Leave out the pictures and set down exactly the lines from the start of the listing through the one with "3.79, 3.95, 4.66];", both included.

>> Start Records for the task

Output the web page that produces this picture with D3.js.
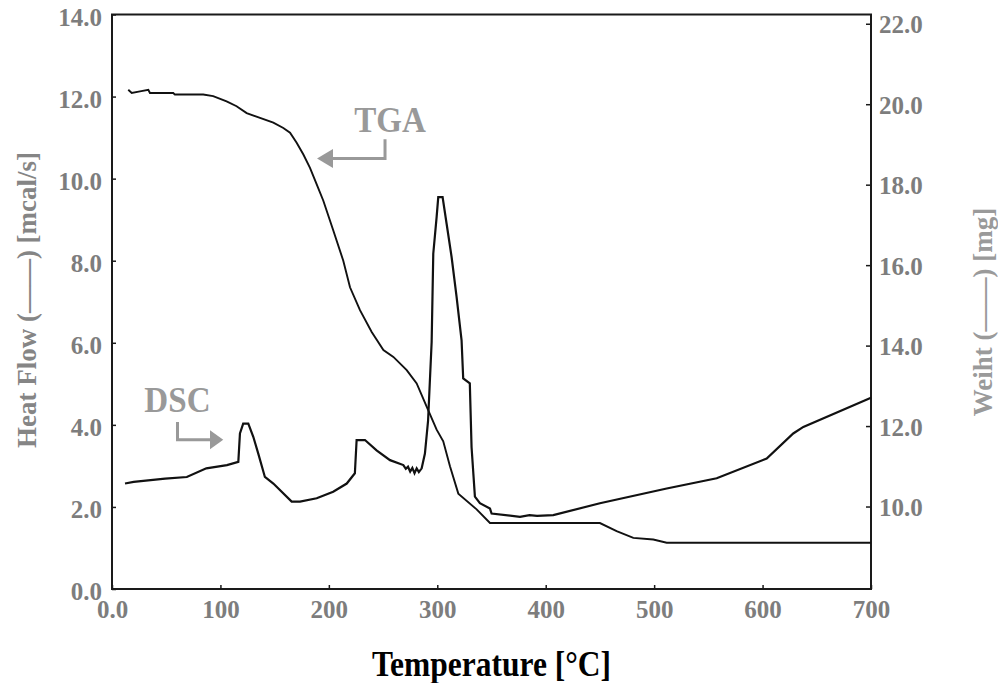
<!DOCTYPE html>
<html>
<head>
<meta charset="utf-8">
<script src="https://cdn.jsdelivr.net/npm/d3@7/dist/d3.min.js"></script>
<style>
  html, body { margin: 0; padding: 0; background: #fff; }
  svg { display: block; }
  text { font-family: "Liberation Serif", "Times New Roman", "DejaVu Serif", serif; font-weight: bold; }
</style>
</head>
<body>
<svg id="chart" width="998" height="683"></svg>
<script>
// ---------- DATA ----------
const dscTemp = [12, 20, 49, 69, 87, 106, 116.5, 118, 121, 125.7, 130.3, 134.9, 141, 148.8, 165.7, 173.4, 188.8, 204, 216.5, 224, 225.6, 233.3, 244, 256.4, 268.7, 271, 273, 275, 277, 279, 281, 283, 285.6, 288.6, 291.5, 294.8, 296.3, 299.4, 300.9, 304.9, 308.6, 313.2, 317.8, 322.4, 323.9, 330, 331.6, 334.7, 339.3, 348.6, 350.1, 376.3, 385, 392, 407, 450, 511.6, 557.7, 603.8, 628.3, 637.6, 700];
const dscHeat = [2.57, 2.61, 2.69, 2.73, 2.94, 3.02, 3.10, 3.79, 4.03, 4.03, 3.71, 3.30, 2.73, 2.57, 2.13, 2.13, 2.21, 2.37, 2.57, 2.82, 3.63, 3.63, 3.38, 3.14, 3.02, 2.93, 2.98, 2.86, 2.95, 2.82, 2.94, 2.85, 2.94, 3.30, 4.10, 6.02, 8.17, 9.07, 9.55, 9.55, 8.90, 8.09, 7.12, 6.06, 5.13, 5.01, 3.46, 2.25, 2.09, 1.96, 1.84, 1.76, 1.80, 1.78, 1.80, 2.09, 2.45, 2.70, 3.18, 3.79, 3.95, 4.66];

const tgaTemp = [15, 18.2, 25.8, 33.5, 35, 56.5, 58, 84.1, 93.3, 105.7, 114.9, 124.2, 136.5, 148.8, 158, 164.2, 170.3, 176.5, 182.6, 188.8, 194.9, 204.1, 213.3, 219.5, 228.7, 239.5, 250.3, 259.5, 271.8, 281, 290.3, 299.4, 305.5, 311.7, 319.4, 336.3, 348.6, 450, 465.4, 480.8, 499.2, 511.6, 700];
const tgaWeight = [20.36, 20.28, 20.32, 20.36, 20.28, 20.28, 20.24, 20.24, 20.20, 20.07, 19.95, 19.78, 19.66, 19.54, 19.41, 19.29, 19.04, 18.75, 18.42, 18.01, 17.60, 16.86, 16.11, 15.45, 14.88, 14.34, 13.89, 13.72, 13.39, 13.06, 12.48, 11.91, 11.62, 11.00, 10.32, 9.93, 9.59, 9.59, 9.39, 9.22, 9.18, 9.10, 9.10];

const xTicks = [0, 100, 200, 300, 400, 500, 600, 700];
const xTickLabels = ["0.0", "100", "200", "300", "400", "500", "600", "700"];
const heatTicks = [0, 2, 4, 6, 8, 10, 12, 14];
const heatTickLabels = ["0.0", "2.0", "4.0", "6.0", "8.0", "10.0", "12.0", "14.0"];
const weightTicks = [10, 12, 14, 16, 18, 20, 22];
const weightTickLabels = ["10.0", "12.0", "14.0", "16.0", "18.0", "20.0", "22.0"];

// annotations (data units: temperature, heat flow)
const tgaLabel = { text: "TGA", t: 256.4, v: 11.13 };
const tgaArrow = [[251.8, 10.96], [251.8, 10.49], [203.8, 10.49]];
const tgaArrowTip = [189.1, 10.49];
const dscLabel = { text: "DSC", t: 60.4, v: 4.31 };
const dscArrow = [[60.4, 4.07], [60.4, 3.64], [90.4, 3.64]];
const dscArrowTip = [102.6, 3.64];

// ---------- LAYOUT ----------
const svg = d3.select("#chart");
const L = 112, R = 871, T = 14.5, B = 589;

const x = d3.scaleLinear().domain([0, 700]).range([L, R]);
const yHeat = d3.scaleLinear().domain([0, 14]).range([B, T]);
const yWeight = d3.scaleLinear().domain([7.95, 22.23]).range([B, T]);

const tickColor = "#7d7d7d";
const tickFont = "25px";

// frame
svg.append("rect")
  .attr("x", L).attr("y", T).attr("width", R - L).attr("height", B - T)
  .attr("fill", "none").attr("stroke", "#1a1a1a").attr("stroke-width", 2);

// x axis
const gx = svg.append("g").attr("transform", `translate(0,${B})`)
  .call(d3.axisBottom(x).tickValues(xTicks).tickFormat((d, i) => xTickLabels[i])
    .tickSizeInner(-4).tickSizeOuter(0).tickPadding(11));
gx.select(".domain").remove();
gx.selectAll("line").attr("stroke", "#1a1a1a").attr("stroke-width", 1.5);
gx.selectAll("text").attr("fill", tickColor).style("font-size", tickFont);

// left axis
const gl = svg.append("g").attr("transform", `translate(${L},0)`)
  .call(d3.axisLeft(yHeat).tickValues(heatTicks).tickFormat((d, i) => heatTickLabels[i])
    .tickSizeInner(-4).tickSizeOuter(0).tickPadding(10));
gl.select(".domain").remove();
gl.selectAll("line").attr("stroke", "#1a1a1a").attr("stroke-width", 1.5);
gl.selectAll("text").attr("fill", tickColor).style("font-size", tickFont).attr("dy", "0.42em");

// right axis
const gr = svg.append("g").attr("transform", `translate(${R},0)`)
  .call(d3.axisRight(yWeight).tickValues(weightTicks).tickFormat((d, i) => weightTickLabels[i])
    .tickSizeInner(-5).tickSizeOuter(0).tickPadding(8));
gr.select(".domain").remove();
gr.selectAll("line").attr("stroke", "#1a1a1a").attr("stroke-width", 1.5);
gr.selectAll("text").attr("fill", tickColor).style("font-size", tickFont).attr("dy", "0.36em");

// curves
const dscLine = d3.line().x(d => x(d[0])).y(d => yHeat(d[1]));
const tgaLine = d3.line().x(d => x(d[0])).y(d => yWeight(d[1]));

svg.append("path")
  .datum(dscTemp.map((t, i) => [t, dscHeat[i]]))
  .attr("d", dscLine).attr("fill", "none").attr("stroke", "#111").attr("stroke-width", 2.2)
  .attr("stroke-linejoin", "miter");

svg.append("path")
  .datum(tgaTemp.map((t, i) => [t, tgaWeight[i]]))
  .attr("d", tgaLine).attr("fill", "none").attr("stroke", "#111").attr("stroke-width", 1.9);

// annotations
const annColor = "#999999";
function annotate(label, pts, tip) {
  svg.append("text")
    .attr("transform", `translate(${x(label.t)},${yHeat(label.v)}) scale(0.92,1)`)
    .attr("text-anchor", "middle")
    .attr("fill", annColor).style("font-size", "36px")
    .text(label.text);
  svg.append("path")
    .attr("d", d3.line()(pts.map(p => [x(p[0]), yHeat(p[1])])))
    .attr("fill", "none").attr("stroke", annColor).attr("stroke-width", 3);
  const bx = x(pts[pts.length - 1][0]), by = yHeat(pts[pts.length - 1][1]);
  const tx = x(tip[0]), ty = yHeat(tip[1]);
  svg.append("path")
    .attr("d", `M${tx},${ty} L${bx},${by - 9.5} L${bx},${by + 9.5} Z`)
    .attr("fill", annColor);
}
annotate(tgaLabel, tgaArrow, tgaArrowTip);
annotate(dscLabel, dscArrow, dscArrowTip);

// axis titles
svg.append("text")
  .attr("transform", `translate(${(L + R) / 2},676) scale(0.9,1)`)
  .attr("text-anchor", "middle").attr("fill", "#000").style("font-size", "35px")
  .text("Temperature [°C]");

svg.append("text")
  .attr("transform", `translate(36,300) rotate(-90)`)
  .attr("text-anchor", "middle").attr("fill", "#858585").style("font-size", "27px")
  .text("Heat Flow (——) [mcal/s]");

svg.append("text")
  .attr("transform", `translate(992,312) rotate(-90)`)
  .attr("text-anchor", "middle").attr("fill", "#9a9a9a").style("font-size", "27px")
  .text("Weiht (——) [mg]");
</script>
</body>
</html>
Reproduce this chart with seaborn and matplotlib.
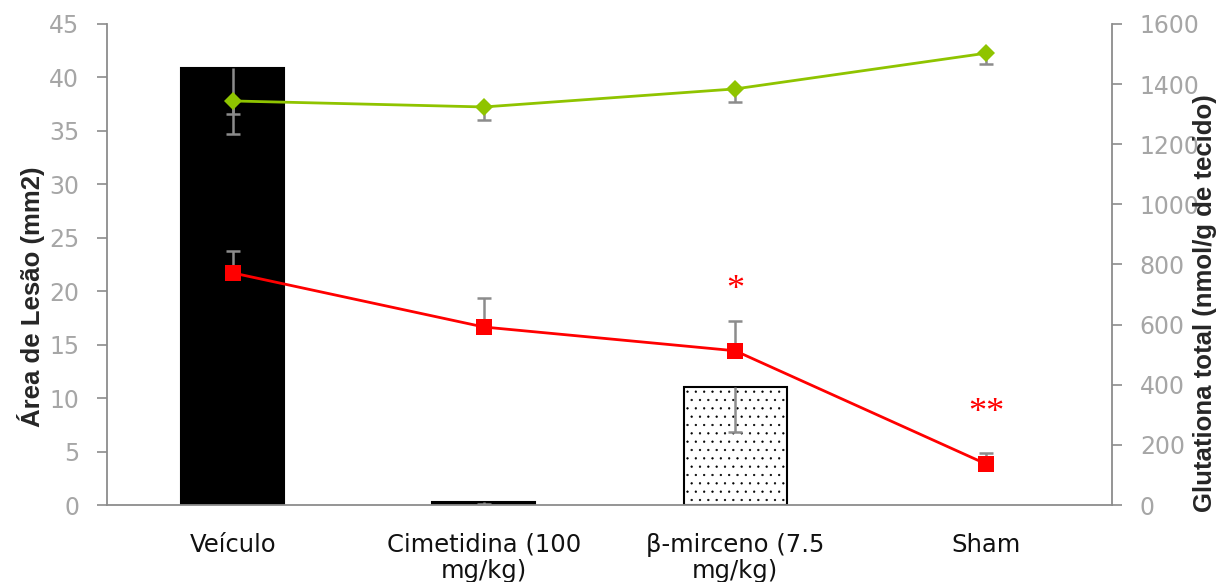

>> End Records for the task

## [Solved exercise]
Output the web page that produces this picture with D3.js.
<!DOCTYPE html>
<html>
<head>
<meta charset="utf-8">
<script src="https://cdn.jsdelivr.net/npm/d3@7/dist/d3.min.js"></script>
<style>
  html, body { margin: 0; padding: 0; background: #fff; }
  svg { display: block; }
  text { font-family: "Liberation Serif", "Times New Roman", "DejaVu Serif", serif; font-weight: bold; }
</style>
</head>
<body>
<svg id="chart" width="998" height="683"></svg>
<script>
// ---------- DATA ----------
const dscTemp = [12, 20, 49, 69, 87, 106, 116.5, 118, 121, 125.7, 130.3, 134.9, 141, 148.8, 165.7, 173.4, 188.8, 204, 216.5, 224, 225.6, 233.3, 244, 256.4, 268.7, 271, 273, 275, 277, 279, 281, 283, 285.6, 288.6, 291.5, 294.8, 296.3, 299.4, 300.9, 304.9, 308.6, 313.2, 317.8, 322.4, 323.9, 330, 331.6, 334.7, 339.3, 348.6, 350.1, 376.3, 385, 392, 407, 450, 511.6, 557.7, 603.8, 628.3, 637.6, 700];
const dscHeat = [2.57, 2.61, 2.69, 2.73, 2.94, 3.02, 3.10, 3.79, 4.03, 4.03, 3.71, 3.30, 2.73, 2.57, 2.13, 2.13, 2.21, 2.37, 2.57, 2.82, 3.63, 3.63, 3.38, 3.14, 3.02, 2.93, 2.98, 2.86, 2.95, 2.82, 2.94, 2.85, 2.94, 3.30, 4.10, 6.02, 8.17, 9.07, 9.55, 9.55, 8.90, 8.09, 7.12, 6.06, 5.13, 5.01, 3.46, 2.25, 2.09, 1.96, 1.84, 1.76, 1.80, 1.78, 1.80, 2.09, 2.45, 2.70, 3.18, 3.79, 3.95, 4.66];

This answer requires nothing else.